P.S. according to various sources, using a dishwasher is more energy and water efficient than washing dishes by hand. But that is assuming you wash dishes the North American way (i.e. filling up the sink and keeping the faucet running the entire time). I use my mother’s way (common in Indian households) and find that it uses less than 2 gallons of water. This probably warrants a dedicated blog post but meanwhile, Permaculture author Paul Wheaton demonstrates how hand washing a standard sized load of dishes can only use around a gallon of water. Check it out by clicking here.
Do you have any other ideas for changing wasteful habits that you’d like to share? Email me or write it in a comment below and I can write another blogpost on ‘5 More Wasteful Habits’ 🙂
Remember, it’s the small steps that make a big difference :).

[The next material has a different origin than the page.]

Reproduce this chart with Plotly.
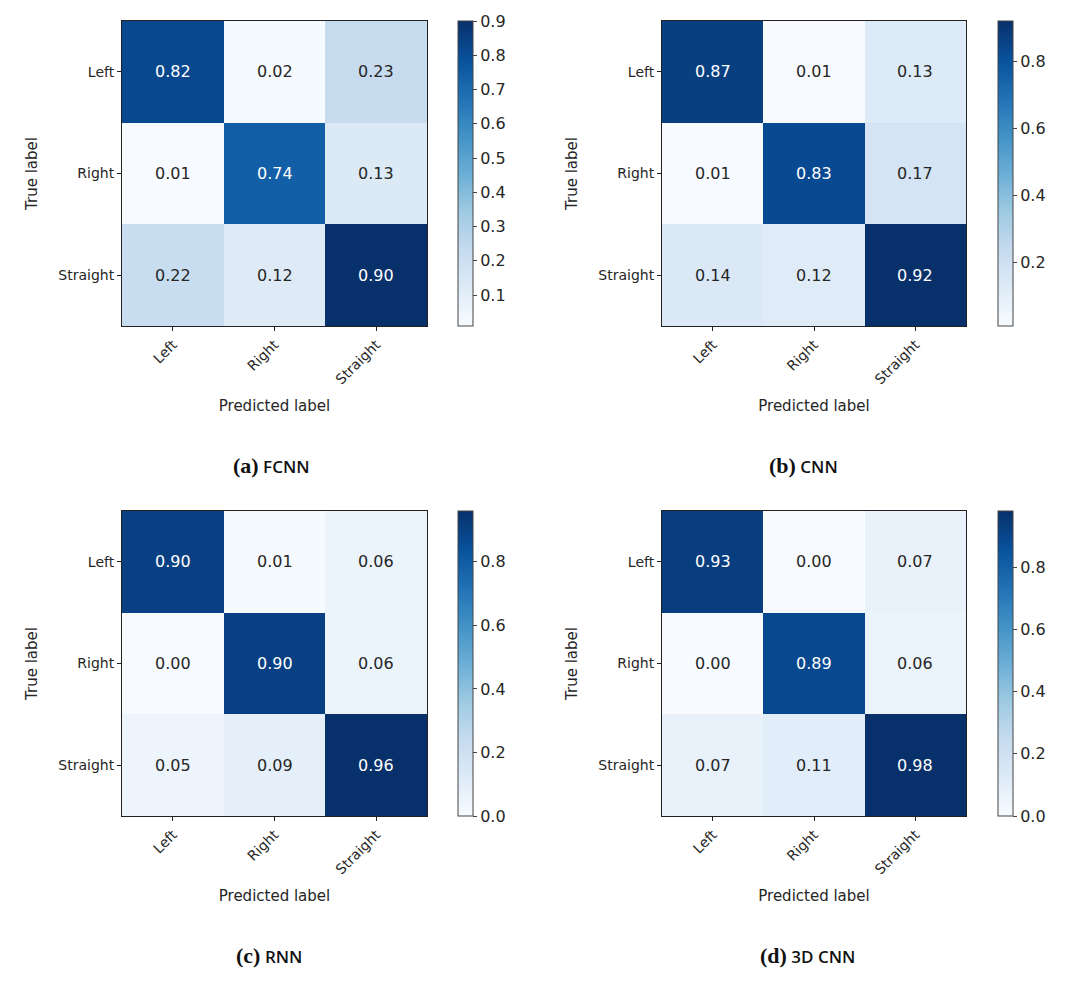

I lived for years without paper towels, and then somehow they crept back into my life. One way we greatly reduce paper towel use with two little one running around is by using quartered wash clothes for messy hands and faces. Before my oldest was eating solids I cut up many wash clothes into smaller squares and stitched up the frayed edges. After ever meal (and snack) she needed a good wipe down. Now, we use them for my 17 month old. Thanks for the post. Now I will redouble my effort to get paper towels out of the house all together. Oh, and how frustrating that you can’t hang your clothes to dry outside!
Cutting a wash cloth into smaller wash cloths is a great idea – you don’t really need a full size wash cloth to wipe down a little face! Oh! You have no idea how frustrating it is not to be able to dry clothes on my balcony – the rationale given is a superficial one stating that it does not “look good”! Umm … Go figure!